**WHAT IS BEING ASKED**
Transcribe all of the material exactly, except for its pictures.
──────────
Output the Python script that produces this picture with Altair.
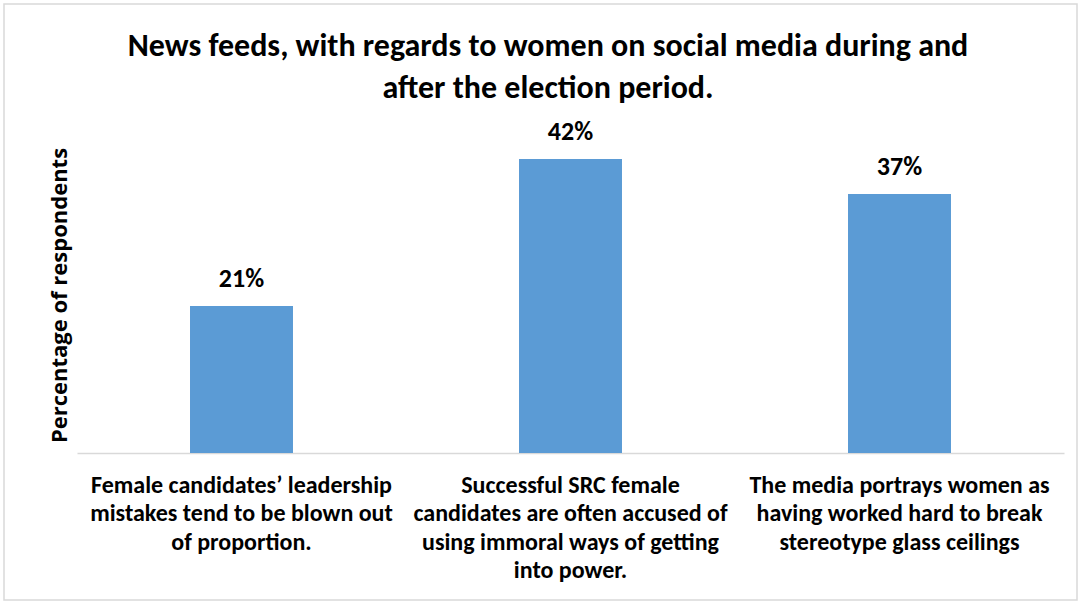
import altair as alt
import pandas as pd

title_lines = [
    "News feeds, with regards to women on social media during and",
    "after the election period.",
]
categories = [
    "Female candidates’ leadership|mistakes tend to be blown out|of proportion.",
    "Successful SRC female|candidates are often accused of|using immoral ways of getting|into power.",
    "The media portrays women as|having worked hard to break|stereotype glass ceilings",
]
values = [21, 42, 37]
value_labels = ["21%", "42%", "37%"]

df = pd.DataFrame({"cat": categories, "value": values, "label": value_labels})

F = "Carlito, 'Liberation Sans Narrow', 'Open Sans', sans-serif"
BLUE = "#5B9BD5"
GRAY = "#D9D9D9"

x_enc = alt.X(
    "cat:N",
    sort=None,
    scale=alt.Scale(paddingInner=0.687, paddingOuter=0.3435),
    axis=alt.Axis(
        title=None,
        labelExpr="split(datum.label, '|')",
        labelAngle=0,
        labelFont=F,
        labelFontSize=24,
        labelFontWeight="bold",
        labelColor="black",
        labelLineHeight=28.5,
        labelPadding=20,
        labelBaseline="top",
        labelLimit=0,
        ticks=False,
        domainColor=GRAY,
        domainWidth=1.5,
        grid=False,
    ),
)
y_enc = alt.Y(
    "value:Q",
    scale=alt.Scale(domain=[0, 50]),
    axis=alt.Axis(
        title="Percentage of respondents",
        labels=False,
        ticks=False,
        domain=False,
        grid=False,
        titleFont="'Open Sans', sans-serif",
        titleFontSize=22,
        titleFontWeight="bold",
        titleColor="black",
        titleX=-11,
        titleY=192,
        titleAngle=270,
        titleBaseline="alphabetic",
        titleAlign="center",
    ),
)

base = alt.Chart(df).encode(x=x_enc, y=y_enc)
bars = base.mark_bar(color=BLUE)
texts = base.mark_text(
    baseline="alphabetic", dy=-19, font=F, fontSize=26, fontWeight="bold", color="black"
).encode(text="label:N")

one = pd.DataFrame({"a": [0]})
border = alt.Chart(one).mark_rect(
    filled=False, stroke=GRAY, strokeWidth=1.5
).encode(
    x=alt.value(-73), x2=alt.value(1000), y=alt.value(-99), y2=alt.value(497)
)
title = alt.Chart(one).mark_text(
    text=title_lines,
    font=F,
    fontSize=32,
    fontWeight="bold",
    color="black",
    align="center",
    baseline="top",
    lineHeight=42,
).encode(x=alt.value(471), y=alt.value(-72))

chart = alt.layer(border, bars, texts, title).properties(
    width=987,
    height=350,
    autosize=alt.AutoSizeParams(type="none"),
    padding={"left": 77, "top": 103, "right": 17, "bottom": 152},
    background="white",
).configure_view(strokeWidth=0)

chart.save("out.html", embed_options={"renderer": "svg", "actions": False})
──────────
**RESULT OF THE TASK**
Output the Python script that produces this picture with Altair.
import altair as alt
import pandas as pd

title_lines = [
    "News feeds, with regards to women on social media during and",
    "after the election period.",
]
categories = [
    "Female candidates’ leadership|mistakes tend to be blown out|of proportion.",
    "Successful SRC female|candidates are often accused of|using immoral ways of getting|into power.",
    "The media portrays women as|having worked hard to break|stereotype glass ceilings",
]
values = [21, 42, 37]
value_labels = ["21%", "42%", "37%"]

df = pd.DataFrame({"cat": categories, "value": values, "label": value_labels})

F = "Carlito, 'Liberation Sans Narrow', 'Open Sans', sans-serif"
BLUE = "#5B9BD5"
GRAY = "#D9D9D9"

x_enc = alt.X(
    "cat:N",
    sort=None,
    scale=alt.Scale(paddingInner=0.687, paddingOuter=0.3435),
    axis=alt.Axis(
        title=None,
        labelExpr="split(datum.label, '|')",
        labelAngle=0,
        labelFont=F,
        labelFontSize=24,
        labelFontWeight="bold",
        labelColor="black",
        labelLineHeight=28.5,
        labelPadding=20,
        labelBaseline="top",
        labelLimit=0,
        ticks=False,
        domainColor=GRAY,
        domainWidth=1.5,
        grid=False,
    ),
)
y_enc = alt.Y(
    "value:Q",
    scale=alt.Scale(domain=[0, 50]),
    axis=alt.Axis(
        title="Percentage of respondents",
        labels=False,
        ticks=False,
        domain=False,
        grid=False,
        titleFont="'Open Sans', sans-serif",
        titleFontSize=22,
        titleFontWeight="bold",
        titleColor="black",
        titleX=-11,
        titleY=192,
        titleAngle=270,
        titleBaseline="alphabetic",
        titleAlign="center",
    ),
)

base = alt.Chart(df).encode(x=x_enc, y=y_enc)
bars = base.mark_bar(color=BLUE)
texts = base.mark_text(
    baseline="alphabetic", dy=-19, font=F, fontSize=26, fontWeight="bold", color="black"
).encode(text="label:N")

one = pd.DataFrame({"a": [0]})
border = alt.Chart(one).mark_rect(
    filled=False, stroke=GRAY, strokeWidth=1.5
).encode(
    x=alt.value(-73), x2=alt.value(1000), y=alt.value(-99), y2=alt.value(497)
)
title = alt.Chart(one).mark_text(
    text=title_lines,
    font=F,
    fontSize=32,
    fontWeight="bold",
    color="black",
    align="center",
    baseline="top",
    lineHeight=42,
).encode(x=alt.value(471), y=alt.value(-72))

chart = alt.layer(border, bars, texts, title).properties(
    width=987,
    height=350,
    autosize=alt.AutoSizeParams(type="none"),
    padding={"left": 77, "top": 103, "right": 17, "bottom": 152},
    background="white",
).configure_view(strokeWidth=0)

chart.save("out.html", embed_options={"renderer": "svg", "actions": False})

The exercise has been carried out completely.